If you were reading pretty closely you might have noticed I said “I rarely recommend heat cable.” Believe it or not, sometimes it’s the only option, and it can be effective.

Some homes have design flaws, and sometimes the cost to correct the design flaw is just too high. Some houses are ice-dam magnets, and nothing will keep the ice dams away. In that case, heat cable can help you keep trouble spots clear of snow and ice.

But you probably don’t live in that house. You should only try heat cable as a last resort. This means you’ve done the energy audit, you’ve had the insulation guys out, you’ve had your ventilation checked, you’ve sealed up any air leaks into your attic, and you’re raking your roof whenever the snow starts to pile up. A cool and clean roof is the best way to prevent ice dams.

On the off-chance you’re still getting ice dams after all that, then yes, maybe you should have heat cable professionally installed on those trouble spots. Just know that it’s a last resort, and still doesn’t always do the trick.

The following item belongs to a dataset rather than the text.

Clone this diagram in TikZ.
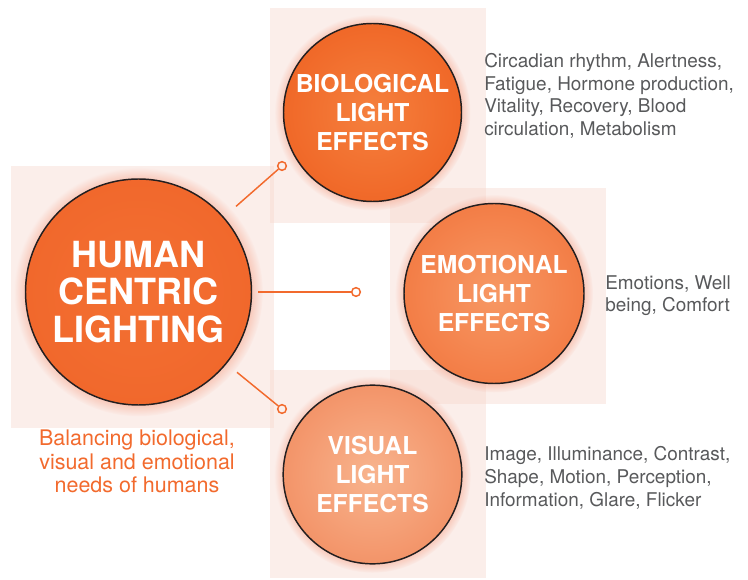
\documentclass[tikz,border=0pt]{standalone}
\usepackage{fontspec}
\setmainfont{TeX Gyre Heros}
\usetikzlibrary{shadows,fadings}

\definecolor{hcorange}{RGB}{242,106,45}
\definecolor{panelpink}{RGB}{245,212,202}
\definecolor{glowpink}{RGB}{245,165,140}
\definecolor{ballrim}{RGB}{35,31,32}
\definecolor{notegray}{RGB}{88,89,91}

\begin{document}
\begin{tikzpicture}[x=0.75pt, y=-0.75pt,
    panel/.style={fill=panelpink, fill opacity=0.4},
    ball/.style={circle, draw=ballrim, line width=1.1pt, inner sep=0pt,
      text=white, align=center, shading=radial,
      circular glow={fill=glowpink, opacity=0.8, shadow scale=1.1}},
    link/.style={draw=hcorange, line width=1.1pt},
    ring/.style={circle, draw=hcorange, line width=1.1pt, minimum size=6.5pt, inner sep=0pt},
    notes/.style={text=notegray, align=left, anchor=north west, inner sep=0pt,
      font=\fontsize{14.2}{17}\selectfont}]
  \useasboundingbox (0,0) rectangle (748,580);

  % pale panels behind the circles
  \fill [panel] (11,166) rectangle (274,428);
  \fill [panel] (270,8) rectangle (486,223);
  \fill [panel] (390,188) rectangle (606,404);
  \fill [panel] (270,370) rectangle (486,578);

  % circles
  \node [ball, minimum size=169.5pt, inner color={rgb,255:red,243;green,112;blue,50},
    outer color={rgb,255:red,241;green,104;blue,44},
    font=\fontsize{27}{28}\selectfont\bfseries] (hcl) at (138.5,292)
    {HUMAN\\CENTRIC\\LIGHTING};
  \node [ball, minimum size=133.5pt, inner color={rgb,255:red,245;green,128;blue,62},
    outer color={rgb,255:red,240;green,104;blue,40},
    font=\fontsize{18.5}{21.5}\selectfont\bfseries] (bio) at (372.5,112.5)
    {BIOLOGICAL\\LIGHT\\EFFECTS};
  \node [ball, minimum size=135pt, inner color={rgb,255:red,247;green,152;blue,100},
    outer color={rgb,255:red,243;green,125;blue,70},
    font=\fontsize{18.5}{21.5}\selectfont\bfseries] (emo) at (494,293.5)
    {EMOTIONAL\\LIGHT\\EFFECTS};
  \node [ball, minimum size=134pt, inner color={rgb,255:red,248;green,180;blue,142},
    outer color={rgb,255:red,243;green,148;blue,105},
    font=\fontsize{18.5}{21.5}\selectfont\bfseries] (vis) at (372.5,474.5)
    {VISUAL\\LIGHT\\EFFECTS};

  % connectors
  \node [ring] (ringbio) at (282,166) {};
  \node [ring] (ringemo) at (356,292) {};
  \node [ring] (ringvis) at (282,409) {};
  \draw [link, shorten >=12pt] (ringbio) -- (hcl);
  \draw [link, shorten >=4.5pt] (ringemo) -- (hcl);
  \draw [link, shorten >=10pt] (ringvis) -- (hcl);

  % texts
  \node [notes] (notebio) at (484,53) {Circadian rhythm, Alertness,\\Fatigue, Hormone production,\\Vitality, Recovery, Blood\\circulation, Metabolism};
  \node [notes] (noteemo) at (605,275) {Emotions, Well\\being, Comfort};
  \node [notes] (notevis) at (484,446.5) {Image, Illuminance, Contrast,\\Shape, Motion, Perception,\\Information, Glare, Flicker};
  \node [text=hcorange, align=center, anchor=north, inner sep=0pt,
    font=\fontsize{16.1}{17.6}\selectfont] (caption) at (137,430)
    {Balancing biological,\\visual and emotional\\needs of humans};
\end{tikzpicture}
\end{document}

We remove more ice dams per year than probably any other company on the planet. Many of those ice dams are on homes with heat cables. I can’t in good faith suggest you install heat cables on your roof, unless you’ve tried every other prevention measure first (which will probably work).

This post was written by Joe Palumbo and originally published on Ice Dam Guys Blog. Follow Joe on Twitter: @icedamguys.

If you blog and would like your work considered for Minnesota Blog Cabin, please submit our registration form.

Comments (6)

  1. Submitted by Josh William on 11/10/2015 - 09:56 am.

    Ice damns are no fun

    My last house had a huge problem with ice dams. Had to pay my deductible for water damage mitigation. It was NO fun. In addition to the cost of dam removal. The house had a design flaw: vaulted ceilings. I couldn’t add any more insulation under the edges since there was lack of clearance in the attic.

    The best investment I made: a roof rake. It’s not fun to rake a 2 story house when it’s -10 outside, but it seriously gets the job done. Most hardware stores sell them.

    If I was going to be out of town for a lengthy amount of time in the winter, I would fill tube socks with salt and lay them near the roof edge to channel melting snow/ice/water.

  2. Submitted by Pat McGee on 11/06/2015 - 12:04 pm.

    Ugh. Ice dams.

    We’ve done everything the professionals told us to do except for turning the house around so the ice dam addicted front of the house faces south instead of north. Having heat cables installed was cheaper. And, anyway, our city wouldn’t let us move the front to the back even if we could have afforded it. Would have violated zoning regulations.

  3. Submitted by Joe Palumbo on 11/06/2015 - 05:26 pm.

    Ice dams are no fun indeed

    Josh and Pat, thanks for your comments.

    Glad to hear you’re raking your roof. Nothing keeps ice dams away like a roof rake!
    If you’re going to be out of town for a significant length of time, and if no people or pets are in the house, I would recommend keeping the heat as low as possible so that the attic doesn’t warm up much or at all.

    I take it you raked your roof, too?

  4. Submitted by Bob Manske on 11/06/2015 - 04:33 pm.

    Heat Cables

    Hi Joe, Its good to see you respond quickly to postings. I was disappointed by your review of heat tape. Two Items in your post beg for clarification: 1. Installing cable in the gutter channel and downspout provides a clear channel for roof drainage; 2. Automatic water sensing switches provide for electricity to the cable only when it is needed…when the roof is warm enough to melt. These two additions make the cable an economical fix for old houses with inherent design flaws, like my 1.5 story bungalow expansion style home. Placement of cable in the gutter and downspout do provide an additional annoyance in clearing leaves and seeds; however, it beats the heck out of the backups and leakage damage from ice dams. I previously used a roof rake but that doesn’t work on a second story shed dormer nor does it work when you take extended winter vacations. Thanks for the post.

    • Submitted by Joe Palumbo on 11/06/2015 - 10:23 pm.

      Sorry that you were so disappointed in my review of heat-cable Robert. 17+ years of removing ice dams has taught me a lot – much of which homeowners disagree with.

      Gutters almost never “cause” ice dams. Therefore wether your gutters are kept free of ice, or….completely removed from your home altogether, it won’t have any impact on the development of ice dams.

      Automatic water sensing switches are hugely prone to failure. I’ve seen countless switches such as these fail. They either cause the heat cable to stay on constantly (jacking your electric bill through the roof), or the failed switch cuases the heat cable to remain OFF, potentially causing snow and ice buildup.

      Heat cables (and the fancy switches) are typically a waste of money, and another problem waiting to happen. And…even when they do work, “eventually” the cable or switch will go bad leaving you with surprise ice dams and enteror water damage. For this reason, along with many others, we no longer install them. It’s much better to encourage people to fix the underlying problems and/or rake their roof religiously.

      Although uncommon, there are instances when heat cable is the magic bullet, and it works flawlessly for many years. It sounds like you may be one of those instances, and I’m pleased that your the “one in a thousand” that got lucky.

      Thanks for the feedback Robert. It’s always fun to chat with others!

  5. Submitted by Patricia Huffman on 01/19/2019 - 12:32 am.

    Hi, I moved into a mobile home that has heat tape for ice dams, i know nothing about heat tape but it doesn’t reach the outdoor plug so i guess i use an extension cord? or is there a special cord i need. It looks like i need an extension cord for each end of house? i see a plug in the back side of house and in the front side of house.